Extract the full set of records, then give each one again exactly.

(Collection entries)
+ + + + + + +
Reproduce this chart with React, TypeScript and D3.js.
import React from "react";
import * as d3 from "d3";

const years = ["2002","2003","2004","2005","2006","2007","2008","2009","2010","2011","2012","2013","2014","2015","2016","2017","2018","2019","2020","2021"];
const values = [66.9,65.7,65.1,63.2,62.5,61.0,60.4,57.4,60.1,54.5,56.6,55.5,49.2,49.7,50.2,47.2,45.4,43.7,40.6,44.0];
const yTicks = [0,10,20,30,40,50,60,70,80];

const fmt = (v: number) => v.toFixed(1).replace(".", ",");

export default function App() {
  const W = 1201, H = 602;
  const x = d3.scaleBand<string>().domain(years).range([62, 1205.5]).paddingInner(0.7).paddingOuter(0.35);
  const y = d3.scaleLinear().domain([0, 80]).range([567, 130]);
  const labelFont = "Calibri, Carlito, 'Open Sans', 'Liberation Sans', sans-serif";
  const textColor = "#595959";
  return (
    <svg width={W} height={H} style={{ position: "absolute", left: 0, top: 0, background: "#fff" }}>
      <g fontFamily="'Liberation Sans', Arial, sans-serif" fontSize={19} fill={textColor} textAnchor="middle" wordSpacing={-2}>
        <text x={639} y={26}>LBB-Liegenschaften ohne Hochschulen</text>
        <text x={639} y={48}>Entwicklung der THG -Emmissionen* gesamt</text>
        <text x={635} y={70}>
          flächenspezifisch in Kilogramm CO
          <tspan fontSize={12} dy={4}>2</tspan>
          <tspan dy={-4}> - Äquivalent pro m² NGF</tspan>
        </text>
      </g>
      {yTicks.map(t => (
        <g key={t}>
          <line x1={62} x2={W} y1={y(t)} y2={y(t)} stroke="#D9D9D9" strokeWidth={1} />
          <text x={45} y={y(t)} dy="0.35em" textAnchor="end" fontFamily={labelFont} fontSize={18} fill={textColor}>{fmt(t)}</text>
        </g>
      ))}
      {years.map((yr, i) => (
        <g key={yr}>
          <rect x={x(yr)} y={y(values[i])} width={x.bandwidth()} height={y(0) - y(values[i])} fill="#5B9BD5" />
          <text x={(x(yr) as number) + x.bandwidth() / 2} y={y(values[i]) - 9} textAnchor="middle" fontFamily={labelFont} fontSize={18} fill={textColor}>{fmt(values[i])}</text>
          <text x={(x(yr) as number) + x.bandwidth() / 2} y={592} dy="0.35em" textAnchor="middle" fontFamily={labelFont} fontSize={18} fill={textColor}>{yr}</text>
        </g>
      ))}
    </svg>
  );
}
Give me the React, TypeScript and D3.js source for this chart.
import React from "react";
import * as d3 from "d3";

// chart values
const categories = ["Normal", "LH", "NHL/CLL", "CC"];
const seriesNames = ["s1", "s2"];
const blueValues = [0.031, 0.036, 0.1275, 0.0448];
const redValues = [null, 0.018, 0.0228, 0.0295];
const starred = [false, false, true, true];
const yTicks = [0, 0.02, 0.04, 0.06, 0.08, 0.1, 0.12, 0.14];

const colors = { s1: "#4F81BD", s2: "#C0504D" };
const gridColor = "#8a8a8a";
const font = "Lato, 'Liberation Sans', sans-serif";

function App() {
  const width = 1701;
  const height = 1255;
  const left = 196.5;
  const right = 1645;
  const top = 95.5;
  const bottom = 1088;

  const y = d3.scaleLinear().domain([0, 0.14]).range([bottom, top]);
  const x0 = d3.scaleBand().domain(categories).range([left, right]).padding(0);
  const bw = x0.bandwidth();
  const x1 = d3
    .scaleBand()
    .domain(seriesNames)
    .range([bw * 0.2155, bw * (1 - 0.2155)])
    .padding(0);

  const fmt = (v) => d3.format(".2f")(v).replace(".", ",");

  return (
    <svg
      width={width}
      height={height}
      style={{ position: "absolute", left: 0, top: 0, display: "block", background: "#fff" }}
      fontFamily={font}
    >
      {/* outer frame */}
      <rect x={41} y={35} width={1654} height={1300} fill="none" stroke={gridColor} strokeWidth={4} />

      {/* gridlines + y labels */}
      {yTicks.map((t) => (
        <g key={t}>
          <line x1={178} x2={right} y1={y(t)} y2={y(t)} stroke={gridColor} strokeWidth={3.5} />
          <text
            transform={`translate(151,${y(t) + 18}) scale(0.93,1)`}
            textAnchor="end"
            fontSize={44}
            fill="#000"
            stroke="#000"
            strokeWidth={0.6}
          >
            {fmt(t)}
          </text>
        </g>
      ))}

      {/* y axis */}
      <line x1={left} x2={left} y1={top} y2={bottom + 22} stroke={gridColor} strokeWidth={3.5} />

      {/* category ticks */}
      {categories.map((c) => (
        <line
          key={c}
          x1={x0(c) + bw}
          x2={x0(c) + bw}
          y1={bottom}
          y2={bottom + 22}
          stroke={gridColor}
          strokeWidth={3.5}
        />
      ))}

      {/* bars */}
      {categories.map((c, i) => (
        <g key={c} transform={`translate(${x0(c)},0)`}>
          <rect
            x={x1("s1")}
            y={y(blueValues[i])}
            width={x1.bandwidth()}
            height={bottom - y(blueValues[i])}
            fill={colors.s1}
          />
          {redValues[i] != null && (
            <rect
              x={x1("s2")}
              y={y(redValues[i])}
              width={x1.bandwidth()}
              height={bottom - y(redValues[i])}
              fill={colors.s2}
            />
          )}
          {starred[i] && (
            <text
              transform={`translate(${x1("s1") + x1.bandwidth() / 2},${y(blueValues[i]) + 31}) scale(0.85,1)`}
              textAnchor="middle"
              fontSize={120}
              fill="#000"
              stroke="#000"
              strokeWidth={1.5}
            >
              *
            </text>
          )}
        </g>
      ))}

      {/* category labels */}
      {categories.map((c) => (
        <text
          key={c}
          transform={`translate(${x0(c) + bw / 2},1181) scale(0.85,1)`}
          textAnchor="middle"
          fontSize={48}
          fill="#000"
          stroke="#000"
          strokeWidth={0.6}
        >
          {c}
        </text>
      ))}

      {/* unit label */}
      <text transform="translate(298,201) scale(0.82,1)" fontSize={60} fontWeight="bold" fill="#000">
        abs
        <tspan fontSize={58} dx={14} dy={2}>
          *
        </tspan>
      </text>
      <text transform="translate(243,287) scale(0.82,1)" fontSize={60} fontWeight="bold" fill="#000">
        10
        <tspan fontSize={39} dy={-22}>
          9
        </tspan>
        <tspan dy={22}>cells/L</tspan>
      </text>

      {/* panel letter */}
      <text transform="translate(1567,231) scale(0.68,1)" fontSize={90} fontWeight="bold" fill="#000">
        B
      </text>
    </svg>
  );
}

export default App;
+ + + + + + +
- **Correct answer**
Reproduce this chart with React, TypeScript and D3.js.
import React from "react";
import * as d3 from "d3";

const years = ["2002","2003","2004","2005","2006","2007","2008","2009","2010","2011","2012","2013","2014","2015","2016","2017","2018","2019","2020","2021"];
const values = [66.9,65.7,65.1,63.2,62.5,61.0,60.4,57.4,60.1,54.5,56.6,55.5,49.2,49.7,50.2,47.2,45.4,43.7,40.6,44.0];
const yTicks = [0,10,20,30,40,50,60,70,80];

const fmt = (v: number) => v.toFixed(1).replace(".", ",");

export default function App() {
  const W = 1201, H = 602;
  const x = d3.scaleBand<string>().domain(years).range([62, 1205.5]).paddingInner(0.7).paddingOuter(0.35);
  const y = d3.scaleLinear().domain([0, 80]).range([567, 130]);
  const labelFont = "Calibri, Carlito, 'Open Sans', 'Liberation Sans', sans-serif";
  const textColor = "#595959";
  return (
    <svg width={W} height={H} style={{ position: "absolute", left: 0, top: 0, background: "#fff" }}>
      <g fontFamily="'Liberation Sans', Arial, sans-serif" fontSize={19} fill={textColor} textAnchor="middle" wordSpacing={-2}>
        <text x={639} y={26}>LBB-Liegenschaften ohne Hochschulen</text>
        <text x={639} y={48}>Entwicklung der THG -Emmissionen* gesamt</text>
        <text x={635} y={70}>
          flächenspezifisch in Kilogramm CO
          <tspan fontSize={12} dy={4}>2</tspan>
          <tspan dy={-4}> - Äquivalent pro m² NGF</tspan>
        </text>
      </g>
      {yTicks.map(t => (
        <g key={t}>
          <line x1={62} x2={W} y1={y(t)} y2={y(t)} stroke="#D9D9D9" strokeWidth={1} />
          <text x={45} y={y(t)} dy="0.35em" textAnchor="end" fontFamily={labelFont} fontSize={18} fill={textColor}>{fmt(t)}</text>
        </g>
      ))}
      {years.map((yr, i) => (
        <g key={yr}>
          <rect x={x(yr)} y={y(values[i])} width={x.bandwidth()} height={y(0) - y(values[i])} fill="#5B9BD5" />
          <text x={(x(yr) as number) + x.bandwidth() / 2} y={y(values[i]) - 9} textAnchor="middle" fontFamily={labelFont} fontSize={18} fill={textColor}>{fmt(values[i])}</text>
          <text x={(x(yr) as number) + x.bandwidth() / 2} y={592} dy="0.35em" textAnchor="middle" fontFamily={labelFont} fontSize={18} fill={textColor}>{yr}</text>
        </g>
      ))}
    </svg>
  );
}
Give me the React, TypeScript and D3.js source for this chart.
import React from "react";
import * as d3 from "d3";

// chart values
const categories = ["Normal", "LH", "NHL/CLL", "CC"];
const seriesNames = ["s1", "s2"];
const blueValues = [0.031, 0.036, 0.1275, 0.0448];
const redValues = [null, 0.018, 0.0228, 0.0295];
const starred = [false, false, true, true];
const yTicks = [0, 0.02, 0.04, 0.06, 0.08, 0.1, 0.12, 0.14];

const colors = { s1: "#4F81BD", s2: "#C0504D" };
const gridColor = "#8a8a8a";
const font = "Lato, 'Liberation Sans', sans-serif";

function App() {
  const width = 1701;
  const height = 1255;
  const left = 196.5;
  const right = 1645;
  const top = 95.5;
  const bottom = 1088;

  const y = d3.scaleLinear().domain([0, 0.14]).range([bottom, top]);
  const x0 = d3.scaleBand().domain(categories).range([left, right]).padding(0);
  const bw = x0.bandwidth();
  const x1 = d3
    .scaleBand()
    .domain(seriesNames)
    .range([bw * 0.2155, bw * (1 - 0.2155)])
    .padding(0);

  const fmt = (v) => d3.format(".2f")(v).replace(".", ",");

  return (
    <svg
      width={width}
      height={height}
      style={{ position: "absolute", left: 0, top: 0, display: "block", background: "#fff" }}
      fontFamily={font}
    >
      {/* outer frame */}
      <rect x={41} y={35} width={1654} height={1300} fill="none" stroke={gridColor} strokeWidth={4} />

      {/* gridlines + y labels */}
      {yTicks.map((t) => (
        <g key={t}>
          <line x1={178} x2={right} y1={y(t)} y2={y(t)} stroke={gridColor} strokeWidth={3.5} />
          <text
            transform={`translate(151,${y(t) + 18}) scale(0.93,1)`}
            textAnchor="end"
            fontSize={44}
            fill="#000"
            stroke="#000"
            strokeWidth={0.6}
          >
            {fmt(t)}
          </text>
        </g>
      ))}

      {/* y axis */}
      <line x1={left} x2={left} y1={top} y2={bottom + 22} stroke={gridColor} strokeWidth={3.5} />

      {/* category ticks */}
      {categories.map((c) => (
        <line
          key={c}
          x1={x0(c) + bw}
          x2={x0(c) + bw}
          y1={bottom}
          y2={bottom + 22}
          stroke={gridColor}
          strokeWidth={3.5}
        />
      ))}

      {/* bars */}
      {categories.map((c, i) => (
        <g key={c} transform={`translate(${x0(c)},0)`}>
          <rect
            x={x1("s1")}
            y={y(blueValues[i])}
            width={x1.bandwidth()}
            height={bottom - y(blueValues[i])}
            fill={colors.s1}
          />
          {redValues[i] != null && (
            <rect
              x={x1("s2")}
              y={y(redValues[i])}
              width={x1.bandwidth()}
              height={bottom - y(redValues[i])}
              fill={colors.s2}
            />
          )}
          {starred[i] && (
            <text
              transform={`translate(${x1("s1") + x1.bandwidth() / 2},${y(blueValues[i]) + 31}) scale(0.85,1)`}
              textAnchor="middle"
              fontSize={120}
              fill="#000"
              stroke="#000"
              strokeWidth={1.5}
            >
              *
            </text>
          )}
        </g>
      ))}

      {/* category labels */}
      {categories.map((c) => (
        <text
          key={c}
          transform={`translate(${x0(c) + bw / 2},1181) scale(0.85,1)`}
          textAnchor="middle"
          fontSize={48}
          fill="#000"
          stroke="#000"
          strokeWidth={0.6}
        >
          {c}
        </text>
      ))}

      {/* unit label */}
      <text transform="translate(298,201) scale(0.82,1)" fontSize={60} fontWeight="bold" fill="#000">
        abs
        <tspan fontSize={58} dx={14} dy={2}>
          *
        </tspan>
      </text>
      <text transform="translate(243,287) scale(0.82,1)" fontSize={60} fontWeight="bold" fill="#000">
        10
        <tspan fontSize={39} dy={-22}>
          9
        </tspan>
        <tspan dy={22}>cells/L</tspan>
      </text>

      {/* panel letter */}
      <text transform="translate(1567,231) scale(0.68,1)" fontSize={90} fontWeight="bold" fill="#000">
        B
      </text>
    </svg>
  );
}

export default App;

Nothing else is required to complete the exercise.